- Court: Federal Court of Appeal
- Decided: June 15, 1981
- Citation: [1981] F.C. 845, 38 N.R. 299, 56 C.P.R. (2d) 204

Case history
- Subsequent actions: Leave to appeal to SCC refused, 63 C.P.R. (2d) 261-1

Court membership
- Judges sitting: Pratte J., Ryan J., and Kerr D.J.

Keywords
- Patent, Software, Computer

= Schlumberger Canada Ltd v Canada (Commissioner of Patents) =

Judgement of the Canadian Federal Court of Appeal

Schlumberger Canada Ltd v Canada (Commissioner of Patents) is a decision of the Federal Court of Appeal concerning the patentability of software inventions within the context of the Patent Act (Canada). At issue was the patentability of a method of combining and analyzing borehole measurements for oil and gas exploration using a computer programmed according to mathematical formulas. The Federal Court of Appeal held that the use of a computer "does not change the nature" of the discovered invention and that the process at issue was a "mere scientific principle or abstract theorem" and therefore not an "invention" within the meaning of the Patent Act.

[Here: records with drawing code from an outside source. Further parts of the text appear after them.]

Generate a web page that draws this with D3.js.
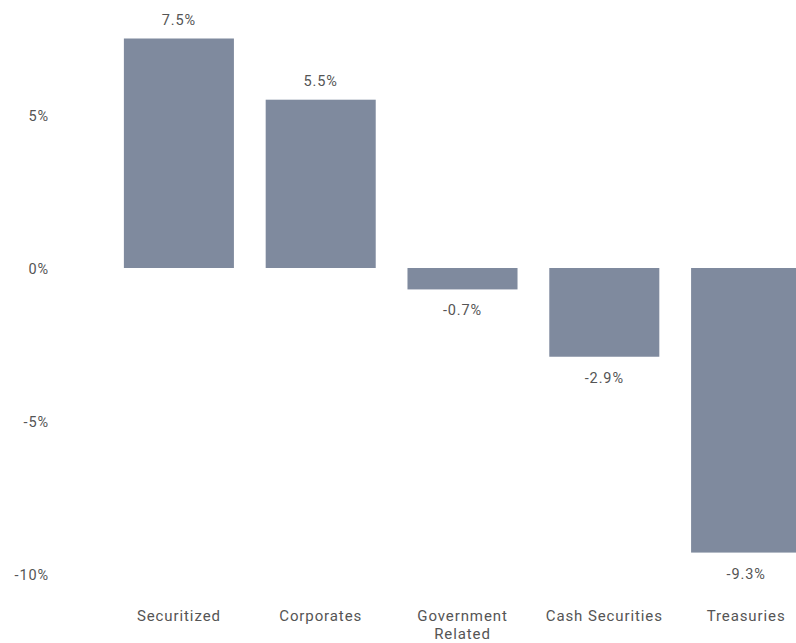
<!DOCTYPE html>
<html><head><meta charset="utf-8">
<script src="https://cdn.jsdelivr.net/npm/d3@7"></script>
<style>body{margin:0;background:#fff}svg text{font-family:Roboto,"Noto Sans",sans-serif;fill:#555;letter-spacing:0.9px}</style>
</head><body><svg id="c" width="796" height="643"></svg>
<script>
const categories = ["Securitized","Corporates","Government Related","Cash Securities","Treasuries"];
const values = [7.5, 5.5, -0.7, -2.9, -9.3];
const tickValues = [5, 0, -5, -10];
const svg = d3.select("#c");
const x = d3.scaleBand().domain(categories).range([108, 817]).paddingInner(0.224).paddingOuter(0.112);
const y = d3.scaleLinear().domain([-10, 5]).range([574, 115]);
svg.selectAll("rect").data(values).join("rect")
  .attr("x",(d,i)=>x(categories[i])).attr("width",x.bandwidth())
  .attr("y",d=>y(Math.max(0,d))).attr("height",d=>Math.abs(y(d)-y(0)))
  .attr("fill","#7f8a9e");
svg.selectAll(".vl").data(values).join("text").attr("class","vl")
  .attr("x",(d,i)=>x(categories[i])+x.bandwidth()/2)
  .attr("y",d=>d>=0? y(d)-19 : y(d)+21)
  .attr("dy","0.35em").attr("text-anchor","middle").attr("font-size",14.5)
  .text(d=>d.toFixed(1)+"%");
const ax = svg.append("g").attr("transform","translate(49,1)")
  .call(d3.axisLeft(y).tickValues(tickValues).tickSize(0).tickPadding(0).tickFormat(d=>d+"%"));
ax.select(".domain").remove();
ax.selectAll("text").attr("font-size",14.5).attr("font-family",null).attr("fill",null);
const bx = svg.append("g").attr("transform","translate(0,607)")
  .call(d3.axisBottom(x).tickSize(0).tickPadding(0).tickFormat(()=>""));
bx.select(".domain").remove();
bx.selectAll(".tick").each(function(d){
  const t = d3.select(this).append("text").attr("text-anchor","middle").attr("font-size",15).attr("y",9);
  const parts = d==="Government Related" ? ["Government","Related"] : [d];
  parts.forEach((p,i)=>t.append("tspan").attr("x",0).attr("dy",i?"1.15em":"0.35em").text(p));
});
</script></body></html>
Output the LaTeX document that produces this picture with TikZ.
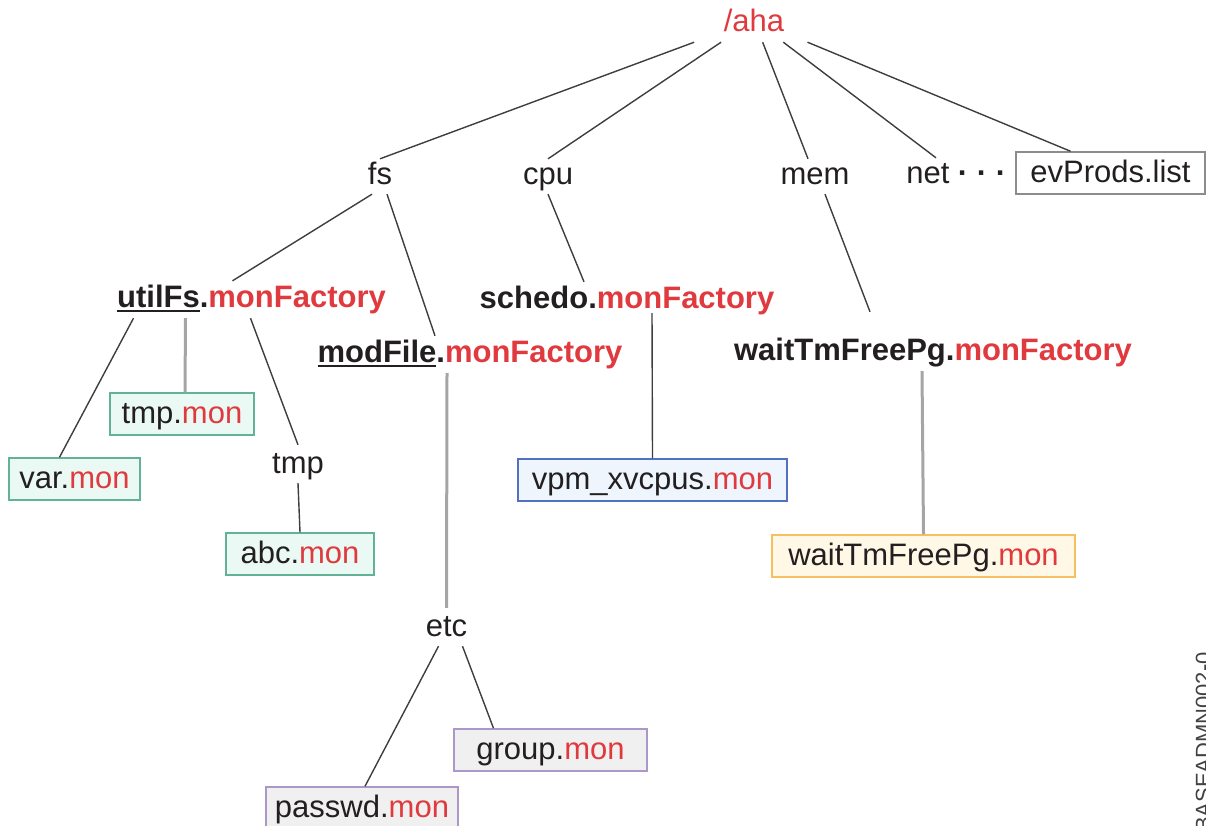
\documentclass[tikz,border=0pt]{standalone}
\usepackage{fontspec}
\setmainfont{Liberation Sans}
\usetikzlibrary{calc}
\definecolor{ahared}{RGB}{224,58,62}
\definecolor{ink}{RGB}{35,31,32}
\definecolor{linkdark}{RGB}{62,62,62}
\definecolor{linkgray}{RGB}{165,165,165}
\definecolor{tealdraw}{RGB}{98,178,152}
\definecolor{tealfill}{RGB}{234,249,244}
\definecolor{bluedraw}{RGB}{82,114,192}
\definecolor{bluefill}{RGB}{238,245,253}
\definecolor{orgdraw}{RGB}{246,192,96}
\definecolor{orgfill}{RGB}{255,248,230}
\definecolor{purdraw}{RGB}{172,150,202}
\definecolor{purfill}{RGB}{240,240,240}
\definecolor{evdraw}{RGB}{140,140,140}
\newcommand{\rd}[1]{\textcolor{ahared}{#1}}
\newcommand{\myul}[1]{\vtop{\hbox{#1}\kern3pt\hrule height 1.8pt}}
\tikzset{
  bigfont/.style={font=\fontsize{31}{37}\selectfont},
  lbl/.style={bigfont, inner xsep=2pt, inner ysep=3pt, text height=22pt, text depth=7pt, text=ink, anchor=base},
  flbl/.style={lbl, inner ysep=4pt, font=\fontsize{31}{37}\selectfont\bfseries},
  ahastyle/.style={bigfont, text=ahared, minimum width=120pt, minimum height=44pt, text height=22pt, text depth=0pt, inner sep=0pt, anchor=center},
  filebox/.style={bigfont, draw, line width=1.5pt, anchor=base, inner xsep=0pt, inner ysep=6pt, text height=24pt, text depth=6pt, text=ink},
  tealbox/.style={filebox, draw=tealdraw, fill=tealfill},
  bluebox/.style={filebox, draw=bluedraw, fill=bluefill},
  orgbox/.style={filebox, draw=orgdraw, fill=orgfill},
  purbox/.style={filebox, draw=purdraw, fill=purfill},
  plainbox/.style={filebox, draw=evdraw, fill=white},
  codestyle/.style={font=\fontsize{22}{26}\selectfont, text=ink!85, rotate=90, anchor=base east, inner sep=0pt},
  link/.style={draw=linkdark, line width=1.4pt},
  glink/.style={draw=linkgray, line width=3pt}
}
\begin{document}
\begin{tikzpicture}[x=1pt, y=-1pt]
\useasboundingbox (0,0) rectangle (1206,825);
% nodes
\node[ahastyle] (aha) at (754,20) {/aha};
\node[lbl] (fs) at (380,184) {fs};
\node[lbl] (cpu) at (548,184) {cpu};
\node[lbl] (mem) at (815,184) {mem};
\node[lbl] (net) at (928,183) {net};
\node[lbl, font=\fontsize{31}{37}\selectfont\bfseries] (dots) at (982,183) {· · ·};
\node[plainbox, minimum width=189pt] (ev) at (1110.5,182) {evProds.list};
\node[flbl] (ufs) at (251.5,307) {\myul{utilFs}.\rd{monFactory}};
\node[flbl] (sch) at (627,308) {schedo.\rd{monFactory}};
\node[flbl] (mf) at (470,362) {\myul{modFile}.\rd{monFactory}};
\node[flbl] (wf) at (933,360) {waitTmFreePg.\rd{monFactory}};
\node[tealbox, minimum width=144pt] (tmpm) at (182,423) {tmp.\rd{mon}};
\node[tealbox, minimum width=131pt] (var) at (74.5,488) {var.\rd{mon}};
\node[lbl] (tmpd) at (298,473) {tmp};
\node[tealbox, minimum width=148pt] (abc) at (300,563) {abc.\rd{mon}};
\node[bluebox, minimum width=269pt] (vpm) at (652.5,489) {vpm\_xvcpus.\rd{mon}};
\node[orgbox, minimum width=303pt] (wfm) at (923.5,565) {waitTmFreePg.\rd{mon}};
\node[lbl] (etc) at (446.5,636) {etc};
\node[purbox, minimum width=193pt] (grp) at (550.5,759) {group.\rd{mon}};
\node[purbox, minimum width=192pt] (pwd) at (362,817) {passwd.\rd{mon}};
\node[codestyle] (code) at (1211,652) {BASEADMN002-0};
% connectors
\draw[link] (aha) -- (fs.north);
\draw[link] (aha) -- (cpu.north);
\draw[link] (aha) -- ([xshift=-7pt]mem.north);
\draw[link] (aha) -- ([xshift=8pt]net.north);
\draw[link] (aha) -- ([xshift=-40pt]ev.north);
\draw[link] ([xshift=-8pt]fs.south) -- ([xshift=-19pt]ufs.north);
\draw[link] ([xshift=7pt]fs.south) -- ([xshift=-35pt]mf.north);
\draw[link] (cpu.south) -- ([xshift=-43pt]sch.north);
\draw[link] ([xshift=10pt]mem.south) -- ([xshift=-63pt,yshift=22pt]wf.north);
\draw[link] ([xshift=-118pt]ufs.south) -- ([xshift=-15pt]var.north);
\draw[glink] ([xshift=-66pt]ufs.south) -- ([xshift=3pt]tmpm.north);
\draw[link] ([xshift=-1pt]ufs.south) -- ([yshift=3pt]tmpd.north);
\draw[link] (tmpd.south) -- (abc.north);
\draw[glink] ([xshift=-23pt]mf.south) -- ([yshift=3pt]etc.north);
\draw[link] ([xshift=25pt,yshift=6pt]sch.south) -- (vpm.north);
\draw[glink] ([xshift=-11pt]wf.south) -- (wfm.north);
\draw[link] ([xshift=-8pt]etc.south) -- ([xshift=3pt]pwd.north);
\draw[link] ([xshift=16pt]etc.south) -- ([xshift=-57pt]grp.north);
\end{tikzpicture}
\end{document}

More broadly, the case stands for the proposition that the use of a computer neither adds to, nor subtracts from, the patentability of an alleged invention.

==Background==
In oil and gas exploration, data is collected by taking measurements using instruments lowered into boreholes in geological formations. However, these measurements are not always useful to geologists. Schlumberger researchers (the appellants) developed a method to combine and analyze measurements to yield more meaningful information. The application described a process where the borehole measurements were recorded to magnetic tape and processed by a computer for mathematical processing and display.

==Arguments by the Parties==

===Respondent's Arguments===
The Commissioner of Patents argued that a computer program, even if it satisfied the novelty and utility requirements for patentability, was not an "invention" as defined in section 2 of the Patent Act.

===Appellant's Arguments===
Schlumberger argued that the invention was not the computer program, but rather the process of "transforming measurements into useful information." Schlumberger argued that the definition of "invention" in the Patent Act did not exclude inventions involving computers and so there was no reason the process was not a patentable invention.

== Federal Court of Appeal Ruling ==
The court found in favour of the government, ruling that the application did not disclose a patentable invention.

The court started by observing that a mathematical formula would fall within the phrase "mere scientific principle or abstract theorem", then in section 27(8) of the Patent Act, for which "no patent shall issue". The court noted that if the calculations in the invention were performed by men rather than computers, then they would not be patentable.

The court reasoned that there was nothing new in using computers to make mathematical calculations. The court then rejected the appellant's argument that the operations were steps in a process, finding that, if the contention were true, it would have the effect that the "mere fact" of the use of a computer to perform the calculations would transform an unpatentable discovery (a mathematical formula) into patentable subject matter. The court found this unacceptable, holding that "the fact that a computer is or should be used to implement discovery does not change the nature of that discovery."

In view of the above, the Court dismissed the appellant's appeal.